Je dînais un soir, avec des amis, très théâtre du boulevard, gais et drôles, habillés "soir de générale", l'endroit:"Marius", rue des Fossés Saint Bernard, surnommé "La Grosse" - rien à voir avec Dame Biderman, épouse Choucroun, limonadière et chanteuse, ainsi surnommée par ses médisants bons amis branchés bien parisiens. 


De cet excellent restaurant, on garde longtemps un souvenir olfactif inexpugnable: l'odeur de graillon dont sont imprégnés les manteaux déposés au vestiaire contigu aux cuisines. Avec un costume bleu marine croisé, j'arborais lesdits boutons aux manchettes d'une chemise blanche; faucille, marteau, étoile, plus que visibles à l'oeil nu, mélange amusant. Et mes amis de s'esbaudire. Effet prévu.

Je m'aperçus aux demi-hors d'oeuvre, qu'à la table mitoyenne, à ma droite, dînaient deux Staliniens institutionnels célèbres, estampillés qualité URSS, Aragon Louis et Madame, dite Triolet, Elsa au regard perçant et soupçonneux; avec eux, un couple: visage carré fatigué, couleur chair maladive, nez épaté retroussé; pommettes hautes, grands yeux bleus, charme slave désabusé. Accent incroyable. Leurs vêtements étaient mal coupés dans de mauvais tissus; sans nul doute de classiques apparatchiks d'Europe très à l'Est, en "perm'" exceptionnelle. "Affirmatif", j'ai connu le modèle "in situ". 

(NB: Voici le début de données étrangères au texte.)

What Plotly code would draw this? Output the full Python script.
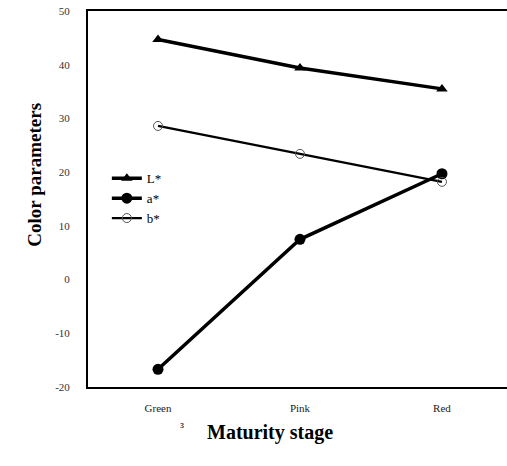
import plotly.graph_objects as go

stages = ["Green", "Pink", "Red"]
L_star = [44.7, 39.4, 35.5]
a_star = [-16.7, 7.5, 19.7]
b_star = [28.6, 23.4, 18.2]
y_ticks = [-20, -10, 0, 10, 20, 30, 40, 50]
y_tick_text = ["-20", "-10", "0", "10", "20", "30", "40", "50"]

xpos = list(range(len(stages)))
SERIF = "Liberation Serif, Times New Roman, serif"

fig = go.Figure()
fig.add_trace(go.Scatter(
    x=xpos, y=L_star, name="L*", mode="lines+markers",
    line=dict(color="black", width=3.5),
    marker=dict(symbol="triangle-up", size=10, color="black"),
))
fig.add_trace(go.Scatter(
    x=xpos, y=a_star, name="a*", mode="lines+markers",
    line=dict(color="black", width=3.5),
    marker=dict(symbol="circle", size=11, color="black"),
))
fig.add_trace(go.Scatter(
    x=xpos, y=b_star, name="b*", mode="lines+markers",
    line=dict(color="black", width=2.2),
    marker=dict(symbol="circle-open", size=9, color="#555", line=dict(width=1)),
))

fig.update_layout(
    width=507, height=466,
    margin=dict(l=88, r=0, t=11, b=79, autoexpand=False),
    paper_bgcolor="white", plot_bgcolor="white",
    font=dict(family=SERIF, color="black"),
    showlegend=True,
    legend=dict(
        x=0.045, y=0.595, xanchor="left", yanchor="top",
        bgcolor="rgba(0,0,0,0)", font=dict(size=13, family=SERIF),
        itemwidth=30, tracegroupgap=0,
    ),
    xaxis=dict(
        range=[-0.493, 2.458], tickvals=xpos, ticktext=stages,
        showgrid=False, zeroline=False, showline=True, linecolor="black",
        linewidth=2, mirror=True, ticks="",
        tickfont=dict(size=11, family=SERIF, color="#222"),
        ticklabelstandoff=10,
    ),
    yaxis=dict(
        range=[-20, 50], tickvals=y_ticks, ticktext=y_tick_text,
        showgrid=False, zeroline=False, showline=True, linecolor="black",
        linewidth=2, ticks="",
        tickfont=dict(size=11, family=SERIF, color="#333"),
        ticklabelstandoff=14,
    ),
    annotations=[
        dict(text="<b>Maturity stage</b>", xref="paper", yref="paper",
             x=0.434, y=-0.157, showarrow=False,
             font=dict(size=20, family=SERIF, color="black")),
        dict(text="<b>Color parameters</b>", xref="paper", yref="paper",
             x=-0.157, y=0.564, showarrow=False, textangle=-90,
             font=dict(size=19, family=SERIF, color="black")),
        dict(text="³", xref="paper", yref="paper",
             x=0.215, y=-0.13, showarrow=False,
             font=dict(size=13, family=SERIF, color="black")),
    ],
)

fig.write_html(
    "out.html",
    config={"displayModeBar": False},
    post_script="document.body.style.margin='0';document.body.style.overflow='hidden';",
)
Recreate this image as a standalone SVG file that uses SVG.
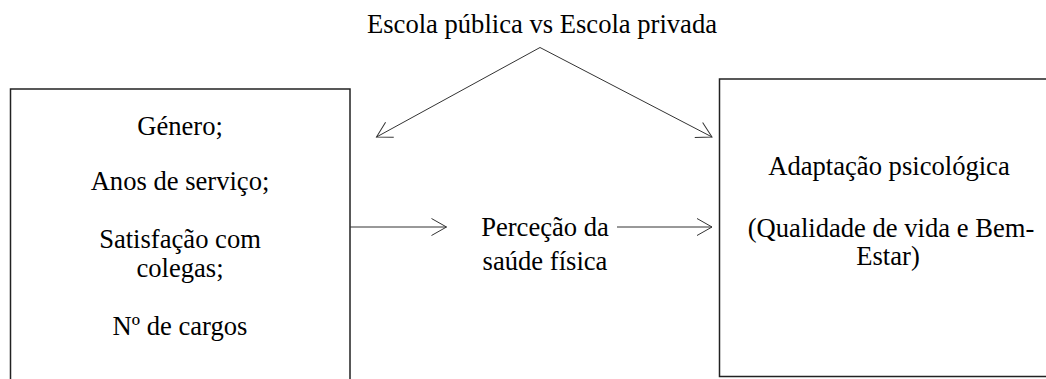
<svg xmlns="http://www.w3.org/2000/svg" width="1046" height="379" viewBox="0 0 1046 379">
<style>
text{font-family:"Liberation Serif","Times New Roman",Times,"DejaVu Serif",serif;font-size:26.6px;fill:#000;text-anchor:middle}
.box{fill:#fff;stroke:#222;stroke-width:1.5}
.ln{fill:none;stroke:#333;stroke-width:1}
</style>
<defs>
<marker id="ah" viewBox="0 0 20 20" refX="18" refY="10" markerWidth="20" markerHeight="20" markerUnits="userSpaceOnUse" orient="auto">
<path d="M3,1.5 L18,10 L3,18.5" fill="none" stroke="#333" stroke-width="1"/>
</marker>
</defs>
<rect width="1046" height="379" fill="#fff"/>
<g id="node-left">
<rect class="box" x="10.5" y="89" width="339.5" height="320"/>
<text x="180" y="135" font-family="Liberation Serif, serif">Género;</text>
<text x="180" y="190" font-family="Liberation Serif, serif">Anos de serviço;</text>
<text x="180" y="248" font-family="Liberation Serif, serif">Satisfação com</text>
<text x="180" y="277" font-family="Liberation Serif, serif">colegas;</text>
<text x="180" y="335" font-family="Liberation Serif, serif">Nº de cargos</text>
</g>
<g id="node-right">
<rect class="box" x="719.5" y="79" width="360" height="297.5"/>
<text x="889" y="175" font-family="Liberation Serif, serif">Adaptação psicológica</text>
<text x="891" y="237" font-family="Liberation Serif, serif">(Qualidade de vida e Bem-</text>
<text x="888" y="265" font-family="Liberation Serif, serif">Estar)</text>
</g>
<g id="node-top">
<text x="542" y="33" font-family="Liberation Serif, serif">Escola pública vs Escola privada</text>
</g>
<g id="node-mid">
<text x="545" y="236" font-family="Liberation Serif, serif">Perceção da</text>
<text x="545" y="270" font-family="Liberation Serif, serif">saúde física</text>
</g>
<g id="connectors">
<path class="ln" d="M540,47.5 L376.5,137" marker-end="url(#ah)"/>
<path class="ln" d="M540,47.5 L712,137" marker-end="url(#ah)"/>
<path class="ln" d="M350,227 L446.5,227" marker-end="url(#ah)"/>
<path class="ln" d="M617,227 L712,227" marker-end="url(#ah)"/>
</g>
</svg>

Face à l'élégance parfumée, très "Vogue", du couple littéraire communiste aisé et bien arrivé, ils étaient un peu misérables, touchants. La conversation allait bon train, et les deux camarades d'importation se régalaient de cuisine bourgeoise et capitaliste. Comme il se doit, mes manchettes dépassaient juste ce qu'il faut de mon veston savillerowesque. Me tournant légèrement à tribord, j'ai accentué le dépassement, provoquant ainsi l'apparition de la sainte faucille et du saint marteau afin que mes chers voisins remarquent bien leur symbole chéri.

"Les yeux d'Elsa"! Ami ou ennemi, farce ou attrape !?!?!?


Feu (1953) Lavrenti, Pavlovitch, N.K.V.D. Béria serait entré soudain en personne, ressuscité, les mains pleines de sang, dans la salle du restaurant, mes quatre cocos voisins n'auraient pas été plus médusés et embarrassés. Ils accélerent leur dînette, ayant soudain perdu l'appétit. Lorsqu'ils quittèrent le restaurant, je m'affublai d'un masque impénétrable et impassible, Buster Keaton, qui fut pour eux un deuxième énigme. Ils me regardèrent; leurs visages étaient glacés. En partant, les deux présumés Russes osèrent un très prudent petit signe de tête dans ma direction. On ne sait jamais. C'était effrayant, ils baladaient la terreur avec eux.

Sans préméditation aucune, je venais d'assouvir une double vengeance. La police, l'Intourist, les fouilles maladroites des chambres d'hôtel, l'imbécibilité obtuse de l'administration, m'avaient trop fait chier à Moscou. J'en avais écourté mon voyage et, allant en Chine, j'avais fait, malgré la mauvaise volonté russe, un stop-over inoubliable chez d'autres communistes, ouverts, ceux-là, généreux et adorables, les Mongols d'Oulan-Bator.